Now, dynamically-created visualizations are great, but what if you want to actually let your viewers have a copy of it? With Vega/Vega-Lite, you don’t need to resort to hackish bookmarklets, just change a configuration option to enable an export link:

vegalite(export=TRUE) %>%
  add_data("https://vega.github.io/vega-editor/app/data/seattle-weather.csv") %>%
  encode_x("date", "temporal") %>%
  encode_y("*", "quantitative", aggregate="count") %>%
  encode_color("weather", "nominal") %>%
  scale_color_nominal(domain=c("sun","fog","drizzle","rain","snow"),
                      range=c("#e7ba52","#c7c7c7","#aec7e8","#1f77b4","#9467bd")) %>%
  timeunit_x("month") %>%
  axis_x(title="Month") %>% 
  mark_bar()

(You can style/place that link however/wherever you want. It’s a simple classed `

`.)

If you choose a `canvas` renderer, the “export” option will be PNG vs SVG.

The package is nearly (~98%) feature complete to the 1.0 Vega-Lite standard. There are some tedious bits from the Vega-Lite spec remaining to be encoded. I’ve transcribed much of the Vega-Lite documentation to R function & package documentation with links back to the Vega-Lite sources if you need more detail.

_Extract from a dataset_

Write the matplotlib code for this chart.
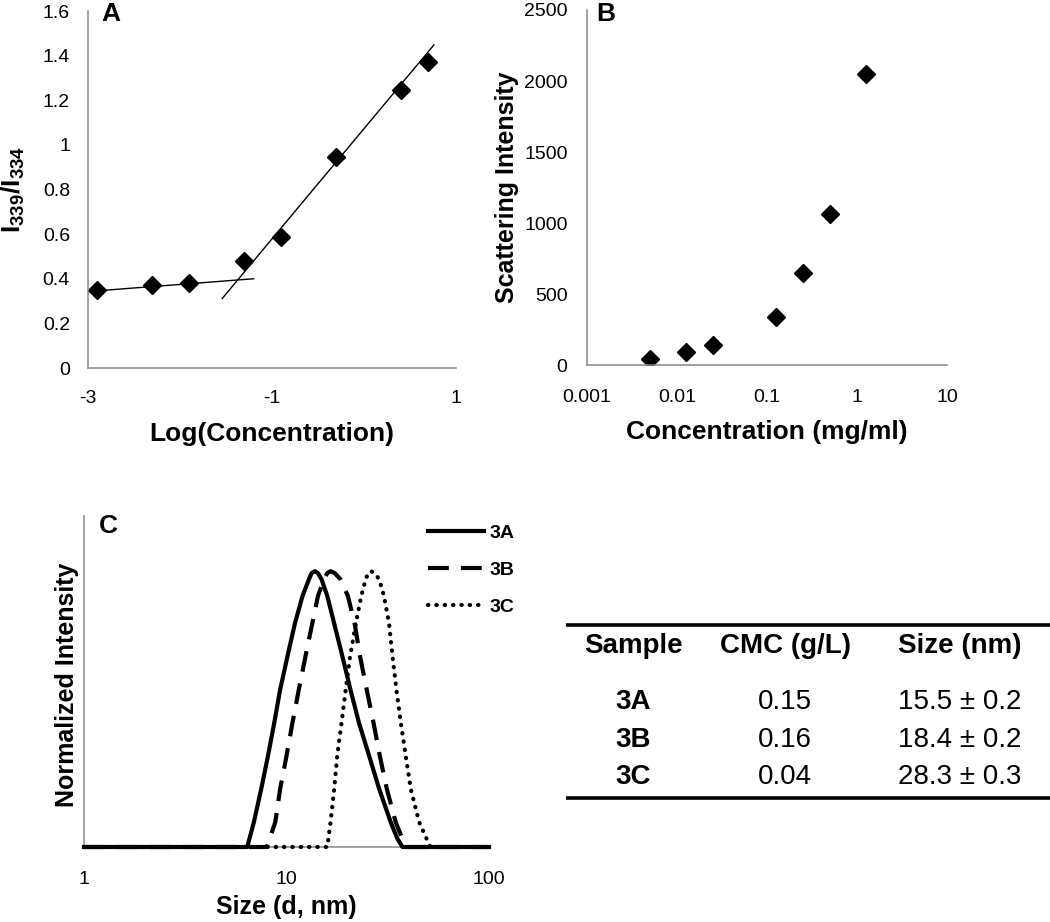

I’m hoping to be able to code up an “`as_spec()`” function to enable quick conversion of ggplot2-created graphics to Vega-Lite (and support converting a ggplot2 object to a Vega-Lite spec in `to_spec()`) but that won’t be for a while unless someone wants to jump on board and implement an Vega expression creator/parser in R for me :-)

You can work with the current code [on github](https://github.com/hrbrmstr/vegalite) and/or jump on board to help with package development or file an issue with an idea or a bug. Please note that this package is under _heavy development_ and the function interface is very likely to change as I and others work with it and develop more streamlined ways to handle the encodings. Check back to the github repo often to find out what’s different (there will be a `NEWS` file posted soon and maintained as well).